Wilson's theorem asserts the following statement: $$(n-1)!\equiv -1\pmod n\Leftrightarrow n\text{ is prime.}\tag1$$ This means that $$\begin{align} n&{ \ \mid} \ \ (n-1)!+1 \\ \Leftrightarrow n&{ \ \mid} \ \ (n-1)!+1-n \\ &=(n-1)!-(n-1) \\ &= (n-1)\big((n-2)!-1\big) \\ \therefore n&{ \ \mid} \ \ (n-2)!-1 \\ \Leftrightarrow (n-2)!&\equiv 1\pmod n.\tag2\end{align}$$ Or, in the congruence, I could add $n$ to the right hand side, and then divide both sides by $n-1$, yeilding the same result.
I then asked myself, why wouldn't Wilson's theorem assert that $$(n-2)!\equiv 1\pmod n\Leftrightarrow n\text{ is prime,}$$ as opposed to $(1)$? It is more useful because $(n-2)! < (n-1)!$, so we can test this theorem with more primes without the factorial becoming too large as fast in $(1)$, and it is still just as interesting.
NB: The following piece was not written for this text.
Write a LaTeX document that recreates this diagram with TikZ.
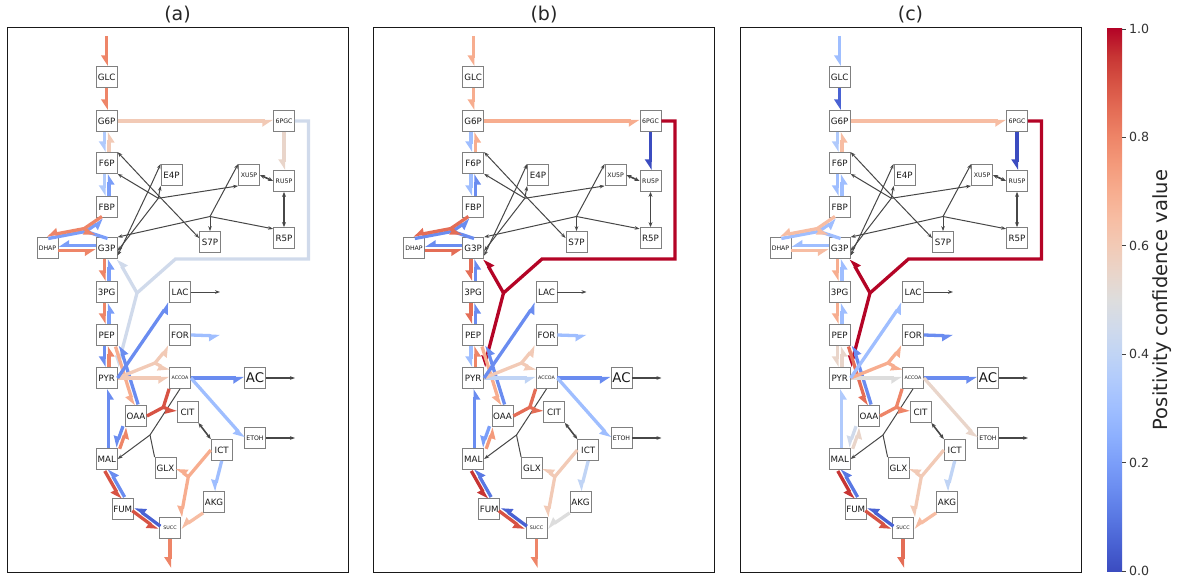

However, I went here and found that it really is not that necessary to simplify the theorem.
Now, I have been trying to find some similar result for $(n-3)!$, and I found that $$(n-3)!\equiv \frac{n-1}{2}\pmod n\Leftrightarrow n\text{ is prime $> 2$.}$$
Main Question: If for some $k\in\mathbb{Z^+}$ and remainder $l_k\in\mathbb{Z}$, $$(n-k)!\equiv l_k\pmod n,\tag{$n$ is prime}$$ is there a pattern in the sequence $l_1, l_2, l_3,\ldots$?
Do there exist similar congruences for $(n-k)!$ such that $k > 3$?
Thank you in advance.
This post was inspired by this post.
Note that since $n$ is prime, we can define the following: $$y \equiv \frac{a}{x} \pmod{m} \iff n \mid xy-a \space (x,y,a\neq 0) $$
We can use the same properties of congruence such as adding, subtracting, multiplying and dividing by relatively prime constants.
Now, to find $(n-2)! \pmod{n} \space$, we basically need to find $\frac{1}{n-1} \pmod{n}$. We can instead write $n-1 \pmod{n}$ as $-1 \pmod{n}$. Thus, we have $\frac{1}{-1} \equiv -1 \pmod{n} $ which gives you that $(n-2)! \equiv 1 \pmod{n}$ using Wilson's Theorem.
The same idea goes on for $(n-k)!$. We are to evaluate $\frac{1}{-k} \pmod{n}$. For $k=1$, we trivially get $-1$. For $k=2$, considering $n$ as an odd prime, we know that $2 \mid n+1$. Thus, $\frac{n+1}{2}$ is an integer from which we can derive $(n-3)! \pmod{n}$.
Unfortunately, this process can no longer continue. A prime can be any value modulo another odd prime less than it except $0$. Thus, we cannot detect any pattern.